Jesus is no longer on the cross

Yesterday I posted a link on my facebook page to an article that I had written a while ago. The article is about whether we should, or can, place our sins, problems or burdens at “the foot of the cross”. Some people had a problem with the article. One person responded with a beautifully written but, I believe, theologically flawed comment which follows:

“God is beyond time and space and if we are to believe that he did not leave his divinity behind when He became man in the form of our beloved Jesus the Christ then He brought His timelessness (or if you prefer timefullness) to earth with Him. So just as he is eternally the fresh babe in Mary’s arms and eternally one with the Father he is also eternally on the cross. Our silly human minds can’t really handle timeless concepts – look at what it did to Einstein’s hair – but the reality is that God is neither here nor there, now or then. But always and everywhere. So whether you prefer to pray at the foot of the cross, kneeling in the straw of the stable or with your face turned up to His glory at the right hand of the Father is of no consequence for wherever your heart seeks Him, He will be found.” Shan Thiel (Used with permission.)

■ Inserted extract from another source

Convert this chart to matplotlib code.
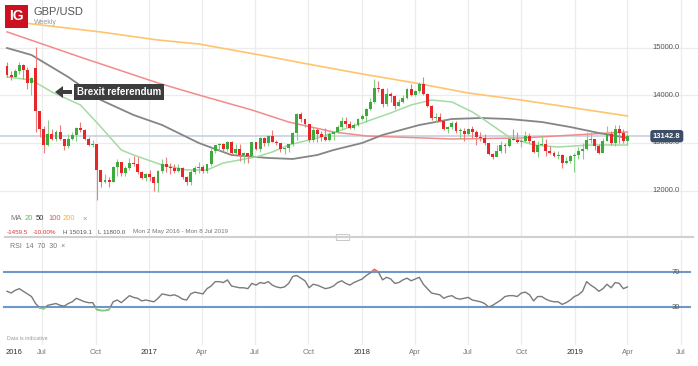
import matplotlib
matplotlib.use('Agg')
import matplotlib.pyplot as plt
import matplotlib.patches as mpatches
import pandas as pd

plt.rcParams['font.family'] = ['Liberation Sans', 'DejaVu Sans']

# weekly GBP/USD candles (x 10000), week of 2 May 2016 .. week of 1 Apr 2019
weeks = pd.date_range('2016-05-02', '2019-04-01', freq='7D')

opens = [14615, 14430, 14375, 14500, 14640, 14520, 14260, 14570, 13680, 13290,
         12950, 13190, 13090, 13230, 13080, 12940, 13080, 13170, 13320, 13270,
         13080, 12960, 12980, 12430, 12190, 12230, 12190, 12490, 12600, 12370,
         12470, 12580, 12570, 12390, 12260, 12340, 12280, 12170, 12410, 12560,
         12490, 12480, 12410, 12470, 12290, 12180, 12400, 12470, 12500, 12410,
         12550, 12830, 12950, 12970, 12880, 13030, 12800, 12880, 12740, 12780,
         12720, 13020, 12880, 13100, 13000, 13140, 13030, 13010, 12880, 12890,
         12970, 13200, 13610, 13500, 13390, 13070, 13280, 13190, 13130, 13060,
         13190, 13220, 13330, 13470, 13390, 13310, 13380, 13510, 13570, 13720,
         13860, 14150, 14130, 13820, 14020, 13980, 13780, 13860, 13950, 14140,
         14010, 14090, 14240, 14020, 13780, 13530, 13540, 13460, 13300, 13330,
         13410, 13260, 13260, 13190, 13290, 13230, 13130, 13110, 13000, 12760,
         12710, 12840, 12950, 12930, 13080, 13070, 13030, 13040, 13150, 13040,
         12810, 12960, 12980, 12830, 12790, 12720, 12740, 12590, 12630, 12730,
         12750, 12840, 12880, 13070, 13080, 12940, 12790, 13040, 13190, 13010,
         13290, 13210, 13040]
closes = [14430, 14375, 14500, 14640, 14520, 14260, 14370, 13680, 13290, 12950,
          13190, 13090, 13230, 13080, 12940, 13080, 13170, 13320, 13270, 13080,
          12960, 12980, 12430, 12190, 12230, 12190, 12490, 12600, 12370, 12470,
          12580, 12570, 12390, 12260, 12340, 12280, 12170, 12410, 12560, 12490,
          12480, 12410, 12470, 12290, 12180, 12400, 12470, 12500, 12410, 12550,
          12830, 12950, 12970, 12880, 13030, 12800, 12880, 12740, 12780, 12720,
          13020, 12880, 13100, 13000, 13140, 13030, 13010, 12880, 12890, 12970,
          13200, 13610, 13500, 13390, 13070, 13280, 13190, 13130, 13060, 13190,
          13220, 13330, 13470, 13390, 13310, 13380, 13510, 13570, 13720, 13860,
          14150, 14130, 13820, 14020, 13980, 13780, 13860, 13950, 14140, 14010,
          14090, 14240, 14020, 13780, 13530, 13540, 13460, 13300, 13330, 13410,
          13260, 13260, 13190, 13290, 13230, 13130, 13110, 13000, 12760, 12710,
          12840, 12950, 12930, 13080, 13070, 13030, 13040, 13150, 13040, 12810,
          12960, 12980, 12830, 12790, 12720, 12740, 12590, 12630, 12730, 12750,
          12840, 12880, 13070, 13080, 12940, 12790, 13040, 13190, 13010, 13290,
          13210, 13040, 13143]
highs = [14700, 14510, 14560, 14700, 14660, 14590, 14380, 15019, 13530, 13350,
         13480, 13290, 13270, 13370, 13080, 13190, 13240, 13330, 13440, 13300,
         13120, 13060, 12970, 12400, 12340, 12290, 12510, 12670, 12600, 12510,
         12680, 12720, 12700, 12410, 12370, 12430, 12300, 12440, 12670, 12700,
         12580, 12560, 12570, 12500, 12300, 12430, 12520, 12610, 12540, 12570,
         12900, 12960, 12990, 12990, 13050, 13050, 12980, 12980, 12810, 12800,
         13030, 13030, 13120, 13120, 13170, 13270, 13070, 12950, 12910, 12980,
         13220, 13620, 13650, 13510, 13400, 13340, 13320, 13260, 13320, 13230,
         13240, 13370, 13550, 13550, 13460, 13410, 13520, 13610, 13740, 13940,
         14345, 14290, 14150, 14150, 14070, 14000, 13930, 14000, 14150, 14240,
         14110, 14270, 14377, 14050, 13800, 13620, 13620, 13480, 13360, 13470,
         13470, 13320, 13310, 13310, 13360, 13270, 13220, 13180, 13000, 12800,
         12950, 13040, 12990, 13120, 13300, 13230, 13100, 13260, 13210, 13060,
         13040, 13170, 13080, 12930, 12840, 12840, 12770, 12700, 12740, 12780,
         12920, 12990, 13220, 13220, 13080, 12970, 13110, 13350, 13250, 13380,
         13380, 13290, 13200]
lows = [14380, 14330, 14380, 14450, 14340, 14130, 14010, 13229, 13120, 12800,
        12940, 13060, 13050, 13055, 12860, 12890, 13060, 13050, 13240, 13060,
        12930, 12910, 11800, 12080, 12170, 12080, 12180, 12300, 12300, 12300,
        12430, 12520, 12350, 12250, 12200, 12200, 11990, 11980, 12380, 12400,
        12350, 12380, 12390, 12250, 12110, 12110, 12340, 12380, 12370, 12370,
        12520, 12780, 12840, 12840, 12840, 12770, 12770, 12630, 12590, 12590,
        12710, 12850, 12810, 12930, 12930, 13020, 12960, 12810, 12770, 12810,
        12930, 13060, 13450, 13340, 13030, 13030, 13030, 13050, 13040, 13040,
        13070, 13200, 13300, 13330, 13300, 13300, 13360, 13480, 13450, 13690,
        13840, 14060, 13760, 13770, 13860, 13710, 13770, 13830, 13930, 13990,
        13980, 14050, 14000, 13760, 13490, 13450, 13440, 13280, 13200, 13300,
        13210, 13100, 13050, 13170, 13100, 12960, 13050, 12960, 12750, 12660,
        12720, 12800, 12790, 12920, 13060, 12990, 12920, 13030, 12990, 12780,
        12700, 12960, 12720, 12770, 12700, 12660, 12480, 12560, 12590, 12400,
        12670, 12670, 12850, 13000, 12850, 12770, 12870, 13040, 12960, 12940,
        13000, 13000, 12950]

# moving averages: (week number, level)
ma20_wk = [0, 6, 11, 18, 23, 28, 31, 38, 44, 49, 53, 61, 65, 69, 76, 82, 87, 94,
           99, 104, 109, 114, 117, 123, 129, 135, 143, 152]
ma20 = [14384, 14321, 14069, 13797, 13335, 12853, 12748, 12539, 12434, 12434,
        12581, 12707, 12811, 12958, 13105, 13273, 13419, 13629, 13797, 13901,
        13860, 13650, 13482, 13126, 12958, 12916, 12958, 12958]
ma50_wk = [0, 6, 15, 23, 31, 38, 47, 55, 64, 70, 76, 80, 87, 92, 101, 109, 116,
           123, 131, 138, 145, 152]
ma50 = [14992, 14845, 14384, 13901, 13587, 13377, 13000, 12748, 12686, 12665,
        12748, 12853, 13000, 13168, 13377, 13503, 13524, 13503, 13440, 13335,
        13210, 13105]
ma100_wk = [0, 18, 37, 47, 60, 69, 80, 88, 109, 126, 139, 152]
ma100 = [15330, 14800, 14258, 14006, 13692, 13440, 13231, 13147, 13084, 13105,
         13168, 13231]
ma200_wk = [0, 23, 37, 47, 62, 75, 87, 100, 113, 126, 139, 152]
ma200 = [15558, 15327, 15159, 15075, 14845, 14635, 14447, 14258, 14048, 13900,
         13734, 13566]

rsi = [48, 46, 49, 51, 48, 45, 42, 34, 29, 28, 32, 33, 34, 32, 31, 34, 36, 40,
       38, 36, 35, 35, 27, 26, 26, 27, 36, 38, 35, 39, 43, 41, 40, 37, 38, 37,
       36, 40, 45, 44, 43, 44, 42, 39, 38, 45, 47, 46, 45, 51, 54, 59, 59, 58,
       61, 54, 53, 52, 52, 51, 57, 55, 58, 57, 59, 55, 53, 52, 53, 57, 65, 66,
       63, 60, 52, 56, 55, 53, 51, 52, 54, 58, 60, 57, 55, 58, 60, 62, 66, 69,
       73, 70, 61, 64, 62, 57, 58, 61, 63, 60, 62, 64, 56, 51, 46, 45, 44, 40,
       42, 43, 40, 39, 40, 41, 38, 37, 36, 34, 30, 32, 35, 38, 42, 43, 43, 42,
       46, 47, 44, 37, 42, 42, 39, 37, 36, 36, 33, 35, 38, 42, 44, 48, 59, 55,
       52, 48, 51, 56, 52, 58, 57, 51, 53]

price_ticks = [12000, 13000, 14000, 15000]
last_price = 13142.8
tick_dates = pd.date_range('2016-07-01', '2019-07-01', freq='QS')
tick_labels = ['Jul', 'Oct', '2017', 'Apr', 'Jul', 'Oct', '2018', 'Apr',
               'Jul', 'Oct', '2019', 'Apr', 'Jul']

W, H = 698, 366


def box(left, top, width, height):
    return [left / W, 1 - (top + height) / H, width / W, height / H]


fig = plt.figure(figsize=(6.98, 3.66), dpi=100)
ax = fig.add_axes(box(0, 0, W, 237))
axr = fig.add_axes(box(0, 240, W, 105), sharex=ax)

x0 = pd.Timestamp('2016-04-20')
x1 = pd.Timestamp('2019-07-31')
grid_c = '#ececec'

for a in (ax, axr):
    for s in a.spines.values():
        s.set_visible(False)
    for d in tick_dates:
        a.axvline(d, color=grid_c, lw=0.9, zorder=0)

ax.set_xlim(x0, x1)
ax.set_ylim(11029, 15998)
ax.set_yticks([])
ax.tick_params(axis='x', which='both', bottom=False, labelbottom=False)
for p in price_ticks:
    ax.axhline(p, color=grid_c, lw=0.9, zorder=0)
    ax.text(652 / W, p, '%.1f' % p, transform=ax.get_yaxis_transform(),
            fontsize=5.5, color='#555555', va='center', ha='left')

# current price line
ax.axhline(last_price, xmax=650 / W, color='#cbd5e0', lw=1.3, zorder=1)

# moving averages
ax.plot(weeks[ma200_wk], ma200, color='#ffc46e', lw=1.2, zorder=2)
ax.plot(weeks[ma100_wk], ma100, color='#f28b8b', lw=1.1, zorder=2)
ax.plot(weeks[ma50_wk], ma50, color='#858585', lw=1.3, zorder=2)
ax.plot(weeks[ma20_wk], ma20, color='#a3dba3', lw=1.1, zorder=2)

# candles
for d, o, h, l, c in zip(weeks, opens, highs, lows, closes):
    up = c >= o
    body_c = '#3cab3c' if up else '#e5262a'
    wick_c = '#86cf86' if up else '#f07a7a'
    ax.vlines(d, l, h, color=wick_c, lw=0.8, zorder=3)
    ax.bar(d, max(abs(c - o), 15), bottom=min(o, c), width=5.0,
           color=body_c, zorder=4, linewidth=0)

ax.text(653 / W, last_price, '%.1f' % last_price,
        transform=ax.get_yaxis_transform(), fontsize=5.5, color='white',
        weight='bold', va='center', ha='left', zorder=6,
        bbox=dict(boxstyle='round,pad=0.35', fc='#3c4e65', ec='none'))

# RSI panel
axr.set_ylim(-13.4, 106.6)
axr.set_yticks([])
axr.plot(weeks, rsi, color='#7a7a7a', lw=1.0, zorder=3)
hi = axr.plot(weeks, rsi, color='#f07070', lw=1.0, zorder=4)[0]
hi.set_clip_path(mpatches.Rectangle((0, 70), 1e6, 100,
                                    transform=axr.transData))
lo = axr.plot(weeks, rsi, color='#7fd07f', lw=1.0, zorder=4)[0]
lo.set_clip_path(mpatches.Rectangle((0, -100), 1e6, 130,
                                    transform=axr.transData))
for lvl in (70, 30):
    axr.axhline(lvl, xmin=4 / W, xmax=690 / W, color='#6d98c9', lw=1.5,
                zorder=2)
    axr.text(672 / W, lvl, str(lvl), transform=axr.get_yaxis_transform(),
             fontsize=5.5, color='#555555', va='center', ha='left')

axr.set_xticks(tick_dates)
axr.set_xticklabels(tick_labels)
axr.tick_params(axis='x', length=0, pad=3, labelsize=5.5, labelcolor='#777777')
for lab in axr.get_xticklabels():
    if lab.get_text().isdigit():
        lab.set_color('#333333')
fig.text(6 / W, 1 - 352 / H, '2016', fontsize=5.5, color='#333333',
         va='center', ha='left')

# header
fig.patches.append(mpatches.Rectangle((5 / W, 1 - 28 / H), 23 / W, 23 / H,
                                      transform=fig.transFigure,
                                      fc='#cc1020', ec='none'))
fig.text(16.5 / W, 1 - 16.5 / H, 'IG', color='white', fontsize=10,
         weight='bold', ha='center', va='center')
fig.text(33 / W, 1 - 12 / H, 'GBP/USD', color='#555555', fontsize=8,
         ha='left', va='center')
fig.text(34 / W, 1 - 22 / H, 'Weekly', color='#999999', fontsize=5,
         ha='left', va='center')

# Brexit annotation
arrow = [(55, 92), (63, 86), (63, 90), (72, 90), (72, 94), (63, 94), (63, 98)]
fig.patches.append(mpatches.Polygon([(x / W, 1 - y / H) for x, y in arrow],
                                    closed=True, transform=fig.transFigure,
                                    fc='#3d3d3d', ec='none'))
fig.text(119 / W, 1 - 92 / H, 'Brexit referendum', color='white',
         fontsize=7, weight='bold', ha='center', va='center',
         bbox=dict(boxstyle='square,pad=0.3', fc='#3d3d3d', ec='none'))

# MA legend and info line
ma_legend = [('MA', '#777777', 10), ('20', '#5cbf5c', 25), ('50', '#333333', 36),
             ('100', '#ee5555', 48), ('200', '#ffb030', 63), ('\u00d7', '#999999', 82)]
for txt, col, xp in ma_legend:
    fig.text(xp / W, 1 - 219 / H, txt, color=col, fontsize=5.5, va='center')
info = [('-1459.5', '#e03030', 7), ('-10.00%', '#e03030', 33),
        ('H 15019.1', '#555555', 63), ('L 11800.0', '#555555', 98),
        ('Mon 2 May 2016 - Mon 8 Jul 2019', '#777777', 133)]
for txt, col, xp in info:
    fig.text(xp / W, 1 - 232 / H, txt, color=col, fontsize=4.5, va='center')

fig.lines.append(plt.Line2D([5 / W, 693 / W], [1 - 237 / H, 1 - 237 / H],
                            transform=fig.transFigure, color='#d0d0d0', lw=1.5))
fig.patches.append(mpatches.FancyBboxPatch((337 / W, 1 - 240 / H), 12 / W, 5 / H,
                                           boxstyle='round,pad=0.001',
                                           transform=fig.transFigure,
                                           fc='white', ec='#bbbbbb', lw=0.6))

fig.text(10 / W, 1 - 246 / H, 'RSI  14  70  30  \u00d7', color='#777777',
         fontsize=5, va='center')
fig.text(7 / W, 1 - 338 / H, 'Data is indicative', color='#999999',
         fontsize=3.8, va='center')

fig.savefig('out.png', dpi=100)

My reply, which is not nearly so eloquent (and has been edited slightly) was this:

I absolutely get that God is beyond space and time, and that many things about our faith and spirituality are beyond space and time. This makes Jesus’ willingness to condescend and become a human being – temporarily limited by space and time (as we are) – truly remarkable.[1] However, I simply cannot find anything in the Bible that suggests that Jesus is eternally a newborn baby or eternally suffering on a cross.[2]

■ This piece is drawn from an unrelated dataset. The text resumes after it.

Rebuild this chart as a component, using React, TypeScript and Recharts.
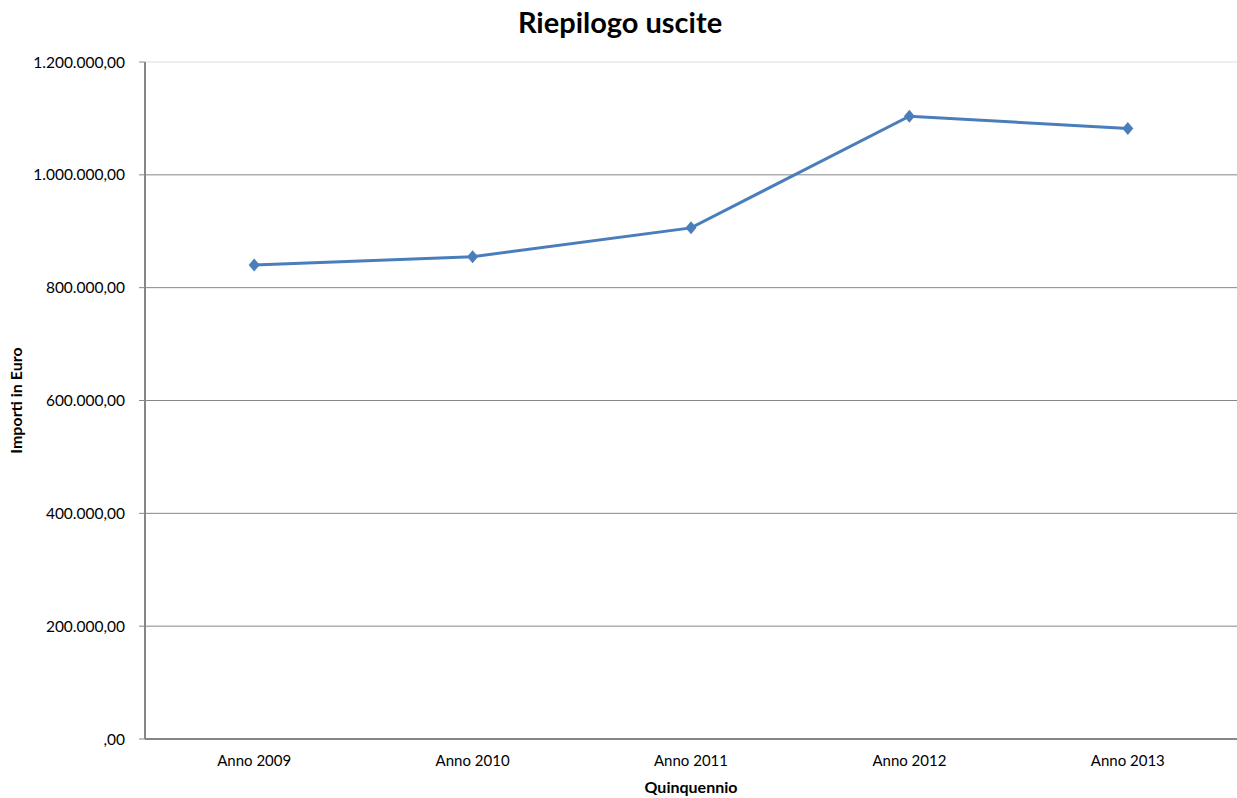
import { LineChart, Line, XAxis, YAxis, ReferenceLine } from "recharts";

const YEARS = ["Anno 2009", "Anno 2010", "Anno 2011", "Anno 2012", "Anno 2013"];
const USCITE = [840000, 855000, 906000, 1104000, 1082000];
const Y_TICKS = [0, 200000, 400000, 600000, 800000, 1000000, 1200000];
const GRID_LINES = [200000, 400000, 600000, 800000, 1000000];
const BOUNDARY_TICKS = [0, 1, 2, 3, 4, 5];
const CENTER_TICKS = [0.5, 1.5, 2.5, 3.5, 4.5];

const data = YEARS.map((name, i) => ({ name, x: i + 0.5, value: USCITE[i] }));

const FONT = "Lato, 'Open Sans', sans-serif";
const GRID = "#868686";
const BLUE = "#4a7ebb";

function fmtEuro(v: number) {
  if (v === 0) return ",00";
  const s = Math.round(v).toString().replace(/\B(?=(\d{3})+(?!\d))/g, ".");
  return s + ",00";
}

function Diamond(props: any) {
  const { cx, cy } = props;
  if (cx == null || cy == null) return null;
  return (
    <polygon
      points={`${cx},${cy - 6.5} ${cx + 5.5},${cy} ${cx},${cy + 6.5} ${cx - 5.5},${cy}`}
      fill={BLUE}
    />
  );
}

export default function App() {
  return (
    <div style={{ position: "absolute", left: 0, top: 0, width: 1237, height: 798, background: "#fff", fontFamily: FONT }}>
      <div
        style={{
          position: "absolute",
          left: 0,
          top: 4,
          width: 1240,
          textAlign: "center",
          fontSize: 29,
          fontWeight: 700,
          color: "#000",
        }}
      >
        Riepilogo uscite
      </div>
      <LineChart
        width={1237}
        height={798}
        data={data}
        margin={{ top: 62, right: 0, left: 0, bottom: 0 }}
        style={{ fontFamily: FONT }}
      >
        <ReferenceLine xAxisId="labels" y={1200000} stroke="#e8e8e8" strokeWidth={1.5} />
        {GRID_LINES.map((v) => (
          <ReferenceLine xAxisId="labels" key={v} y={v} stroke={GRID} strokeWidth={1} />
        ))}
        <XAxis
          xAxisId="labels"
          type="number"
          dataKey="x"
          domain={[0, 5]}
          ticks={CENTER_TICKS}
          tickFormatter={(v: number) => YEARS[Math.floor(v)]}
          tickLine={false}
          axisLine={false}
          tickSize={0}
          tickMargin={15}
          height={58}
          tick={{ fontSize: 15, fill: "#000", fontFamily: FONT }}
          label={{
            content: (p: any) => {
              const vb = p.viewBox || {};
              return (
                <text x={691} y={vb.y + 53} textAnchor="middle" fontSize={16} fontWeight={700} fill="#000" fontFamily={FONT}>
                  Quinquennio
                </text>
              );
            },
          }}
        />
        <XAxis
          xAxisId="bounds"
          type="number"
          dataKey="x"
          domain={[0, 5]}
          ticks={BOUNDARY_TICKS}
          tick={false}
          tickSize={6}
          tickLine={{ stroke: GRID }}
          axisLine={{ stroke: GRID, strokeWidth: 2 }}
          height={1}
        />
        <YAxis
          type="number"
          domain={[0, 1200000]}
          ticks={Y_TICKS}
          width={145}
          tickFormatter={fmtEuro}
          tickSize={6}
          tickMargin={14}
          tickLine={{ stroke: GRID }}
          axisLine={{ stroke: GRID, strokeWidth: 2 }}
          tick={{ fontSize: 15.5, fill: "#000", fontFamily: FONT }}
          label={{
            content: (p: any) => {
              const vb = p.viewBox || {};
              const cy = (vb.y ?? 62) + (vb.height ?? 677) / 2;
              return (
                <text
                  x={22}
                  y={cy}
                  transform={`rotate(-90, 22, ${cy})`}
                  textAnchor="middle"
                  fontSize={16}
                  fontWeight={700}
                  fill="#000"
                  fontFamily={FONT}
                >
                  Importi in Euro
                </text>
              );
            },
          }}
        />
        <Line
          xAxisId="labels"
          type="linear"
          dataKey="value"
          stroke={BLUE}
          strokeWidth={3}
          dot={<Diamond />}
          activeDot={false}
          isAnimationActive={false}
        />
      </LineChart>
    </div>
  );
}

I do not pray to a baby or to a man nailed to a cross. I pray to the risen, triumphant and victorious Saviour and King who is seated at the right hand of God in heavenly realms.

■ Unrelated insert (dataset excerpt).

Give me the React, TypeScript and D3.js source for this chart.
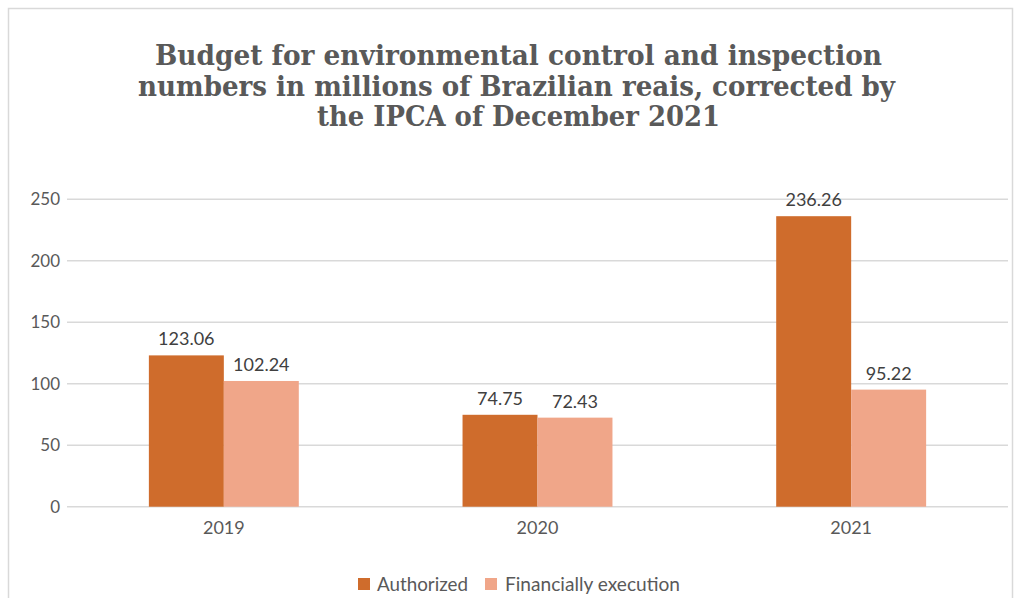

As well as being our Lord and King, Jesus lives in us through his Spirit and is our closest, most generous, most faithful and compassionate friend. This relationship is only possible because of Jesus’ finished – completed – work on the cross. When Jesus had shed his innocent life blood on our behalf, he said with his final breath, “It is finished” (John 19:30). The writer of Hebrews said that Jesus died “once, for all” (Heb. 7:27; 9:11-12, 25-26; 10:12). The penalty for our sin has been paid in full for all time.  There is no further need for a redemptive sacrifice. Jesus is no longer on the cross.

But when this priest [Jesus] had offered for all time one sacrifice for sins, he sat down at the right hand of God.  Hebrews 10:12.

I suggest that it takes imagination for us who are outside of Jerusalem and Bethlehem, and living 2000 years after the events, to pray at “the foot of Jesus’ Cross” (which would be decayed by now) or at “his manger“.[3] Jesus, however, is not imaginary; he is real.

The fact that Jesus successfully conquered sin and death is real. His resurrection and ascension were real events (in the past). The fact that he lives to be our intercessor and mediator is a present and powerful reality (Heb. 7:25). These are things the apostles wrote about – truths that have been preserved in Holy Scripture.

These wonderful truths are beyond our imagination—they are much greater than our imagination. If we seek God using our own imagination we may end up praying to an imaginary “god”. I prefer to be led by God’s Spirit when I pray, and not use my imagination which is limited, flawed, and can be misleading (Eph. 3:20).

One more verse:

“For we know that since Christ was raised from the dead, he cannot die again; death no longer has mastery over him. The death he died, he died to sin once for all; but the life he lives, he lives to God.”  Romans 6:9-10


[1] I believe that Jesus was fully human and fully God while on earth but that he temporarily laid aside his divine privileges and powers and relied completely on the Holy Spirit’s power during his ministry (Phil. 2:6-8). I believe that Jesus remains fully human and fully God.

[2] I am actually disturbed by this thinking. What is the point of Jesus being a newborn baby eternally? And do people really think that Jesus is eternally suffering on the cross for our, already forgiven, sins? If we take this further: Is Jesus eternally a 6 year old or a 16 year old? Apart from being unbiblical, these thoughts seem illogical and pointless.

[3] I, personally, cannot see the purpose or benefit of praying “at the foot of the cross” or to “the baby Jesus”.